WRITTEN TASK: Repeat the data below exactly, dropping any pictures it holds.

SUPPLIED DATA:
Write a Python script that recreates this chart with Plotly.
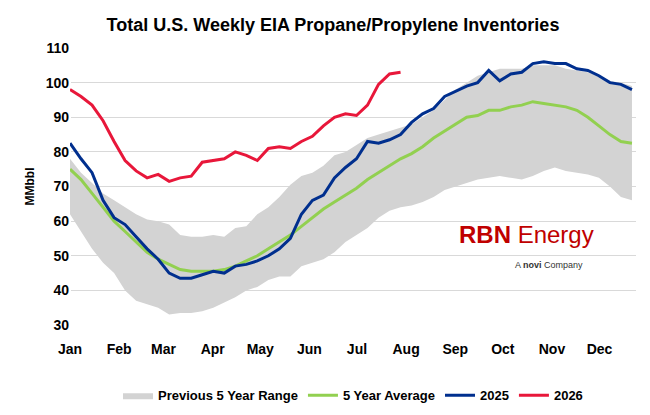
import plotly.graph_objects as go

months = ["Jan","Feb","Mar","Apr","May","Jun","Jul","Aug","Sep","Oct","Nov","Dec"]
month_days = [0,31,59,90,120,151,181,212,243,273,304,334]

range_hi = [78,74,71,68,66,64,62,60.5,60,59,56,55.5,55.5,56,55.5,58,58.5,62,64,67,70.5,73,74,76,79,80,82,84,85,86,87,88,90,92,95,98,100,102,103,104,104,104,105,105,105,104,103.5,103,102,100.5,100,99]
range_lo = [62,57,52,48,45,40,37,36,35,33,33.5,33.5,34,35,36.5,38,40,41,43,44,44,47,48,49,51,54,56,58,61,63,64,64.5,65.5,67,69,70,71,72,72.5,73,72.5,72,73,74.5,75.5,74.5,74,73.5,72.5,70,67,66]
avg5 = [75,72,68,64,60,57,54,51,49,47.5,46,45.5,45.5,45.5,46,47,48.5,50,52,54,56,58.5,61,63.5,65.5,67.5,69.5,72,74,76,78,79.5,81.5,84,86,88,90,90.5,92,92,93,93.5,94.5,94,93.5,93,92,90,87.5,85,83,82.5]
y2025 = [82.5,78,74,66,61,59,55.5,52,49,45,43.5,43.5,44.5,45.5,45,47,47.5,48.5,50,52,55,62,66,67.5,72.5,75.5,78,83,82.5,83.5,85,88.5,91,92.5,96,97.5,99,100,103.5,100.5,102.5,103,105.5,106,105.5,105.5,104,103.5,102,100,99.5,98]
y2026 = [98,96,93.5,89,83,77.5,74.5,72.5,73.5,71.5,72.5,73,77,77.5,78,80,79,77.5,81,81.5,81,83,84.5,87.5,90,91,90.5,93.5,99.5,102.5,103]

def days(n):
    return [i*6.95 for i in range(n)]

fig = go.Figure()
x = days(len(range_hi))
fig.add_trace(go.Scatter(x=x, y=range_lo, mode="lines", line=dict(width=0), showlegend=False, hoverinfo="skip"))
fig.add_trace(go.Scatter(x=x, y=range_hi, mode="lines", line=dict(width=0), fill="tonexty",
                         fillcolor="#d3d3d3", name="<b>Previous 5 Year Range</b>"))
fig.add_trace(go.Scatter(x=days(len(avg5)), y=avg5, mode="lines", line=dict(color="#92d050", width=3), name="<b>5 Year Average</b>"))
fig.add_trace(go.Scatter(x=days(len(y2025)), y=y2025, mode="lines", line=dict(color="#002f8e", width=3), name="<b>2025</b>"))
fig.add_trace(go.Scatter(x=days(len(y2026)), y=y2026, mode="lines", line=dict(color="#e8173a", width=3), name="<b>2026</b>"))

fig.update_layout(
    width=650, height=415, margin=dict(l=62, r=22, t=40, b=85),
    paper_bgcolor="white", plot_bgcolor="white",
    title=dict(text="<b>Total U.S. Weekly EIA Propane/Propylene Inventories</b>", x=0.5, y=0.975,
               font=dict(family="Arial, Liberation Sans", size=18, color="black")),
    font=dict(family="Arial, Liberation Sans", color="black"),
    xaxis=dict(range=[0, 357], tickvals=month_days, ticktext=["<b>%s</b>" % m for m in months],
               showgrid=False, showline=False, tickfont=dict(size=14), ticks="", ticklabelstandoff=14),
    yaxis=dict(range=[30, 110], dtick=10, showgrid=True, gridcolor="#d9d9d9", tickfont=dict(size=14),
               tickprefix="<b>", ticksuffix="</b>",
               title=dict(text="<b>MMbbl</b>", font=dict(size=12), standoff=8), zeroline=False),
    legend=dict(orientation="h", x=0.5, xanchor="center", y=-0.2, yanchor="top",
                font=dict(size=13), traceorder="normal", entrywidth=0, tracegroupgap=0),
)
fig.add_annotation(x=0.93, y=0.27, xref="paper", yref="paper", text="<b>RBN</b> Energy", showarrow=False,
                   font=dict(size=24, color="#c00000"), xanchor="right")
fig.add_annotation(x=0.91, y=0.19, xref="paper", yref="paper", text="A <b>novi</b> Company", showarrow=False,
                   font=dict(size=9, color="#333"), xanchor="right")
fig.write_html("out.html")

EXPECTED ANSWER:
Write a Python script that recreates this chart with Plotly.
import plotly.graph_objects as go

months = ["Jan","Feb","Mar","Apr","May","Jun","Jul","Aug","Sep","Oct","Nov","Dec"]
month_days = [0,31,59,90,120,151,181,212,243,273,304,334]

range_hi = [78,74,71,68,66,64,62,60.5,60,59,56,55.5,55.5,56,55.5,58,58.5,62,64,67,70.5,73,74,76,79,80,82,84,85,86,87,88,90,92,95,98,100,102,103,104,104,104,105,105,105,104,103.5,103,102,100.5,100,99]
range_lo = [62,57,52,48,45,40,37,36,35,33,33.5,33.5,34,35,36.5,38,40,41,43,44,44,47,48,49,51,54,56,58,61,63,64,64.5,65.5,67,69,70,71,72,72.5,73,72.5,72,73,74.5,75.5,74.5,74,73.5,72.5,70,67,66]
avg5 = [75,72,68,64,60,57,54,51,49,47.5,46,45.5,45.5,45.5,46,47,48.5,50,52,54,56,58.5,61,63.5,65.5,67.5,69.5,72,74,76,78,79.5,81.5,84,86,88,90,90.5,92,92,93,93.5,94.5,94,93.5,93,92,90,87.5,85,83,82.5]
y2025 = [82.5,78,74,66,61,59,55.5,52,49,45,43.5,43.5,44.5,45.5,45,47,47.5,48.5,50,52,55,62,66,67.5,72.5,75.5,78,83,82.5,83.5,85,88.5,91,92.5,96,97.5,99,100,103.5,100.5,102.5,103,105.5,106,105.5,105.5,104,103.5,102,100,99.5,98]
y2026 = [98,96,93.5,89,83,77.5,74.5,72.5,73.5,71.5,72.5,73,77,77.5,78,80,79,77.5,81,81.5,81,83,84.5,87.5,90,91,90.5,93.5,99.5,102.5,103]

def days(n):
    return [i*6.95 for i in range(n)]

fig = go.Figure()
x = days(len(range_hi))
fig.add_trace(go.Scatter(x=x, y=range_lo, mode="lines", line=dict(width=0), showlegend=False, hoverinfo="skip"))
fig.add_trace(go.Scatter(x=x, y=range_hi, mode="lines", line=dict(width=0), fill="tonexty",
                         fillcolor="#d3d3d3", name="<b>Previous 5 Year Range</b>"))
fig.add_trace(go.Scatter(x=days(len(avg5)), y=avg5, mode="lines", line=dict(color="#92d050", width=3), name="<b>5 Year Average</b>"))
fig.add_trace(go.Scatter(x=days(len(y2025)), y=y2025, mode="lines", line=dict(color="#002f8e", width=3), name="<b>2025</b>"))
fig.add_trace(go.Scatter(x=days(len(y2026)), y=y2026, mode="lines", line=dict(color="#e8173a", width=3), name="<b>2026</b>"))

fig.update_layout(
    width=650, height=415, margin=dict(l=62, r=22, t=40, b=85),
    paper_bgcolor="white", plot_bgcolor="white",
    title=dict(text="<b>Total U.S. Weekly EIA Propane/Propylene Inventories</b>", x=0.5, y=0.975,
               font=dict(family="Arial, Liberation Sans", size=18, color="black")),
    font=dict(family="Arial, Liberation Sans", color="black"),
    xaxis=dict(range=[0, 357], tickvals=month_days, ticktext=["<b>%s</b>" % m for m in months],
               showgrid=False, showline=False, tickfont=dict(size=14), ticks="", ticklabelstandoff=14),
    yaxis=dict(range=[30, 110], dtick=10, showgrid=True, gridcolor="#d9d9d9", tickfont=dict(size=14),
               tickprefix="<b>", ticksuffix="</b>",
               title=dict(text="<b>MMbbl</b>", font=dict(size=12), standoff=8), zeroline=False),
    legend=dict(orientation="h", x=0.5, xanchor="center", y=-0.2, yanchor="top",
                font=dict(size=13), traceorder="normal", entrywidth=0, tracegroupgap=0),
)
fig.add_annotation(x=0.93, y=0.27, xref="paper", yref="paper", text="<b>RBN</b> Energy", showarrow=False,
                   font=dict(size=24, color="#c00000"), xanchor="right")
fig.add_annotation(x=0.91, y=0.19, xref="paper", yref="paper", text="A <b>novi</b> Company", showarrow=False,
                   font=dict(size=9, color="#333"), xanchor="right")
fig.write_html("out.html")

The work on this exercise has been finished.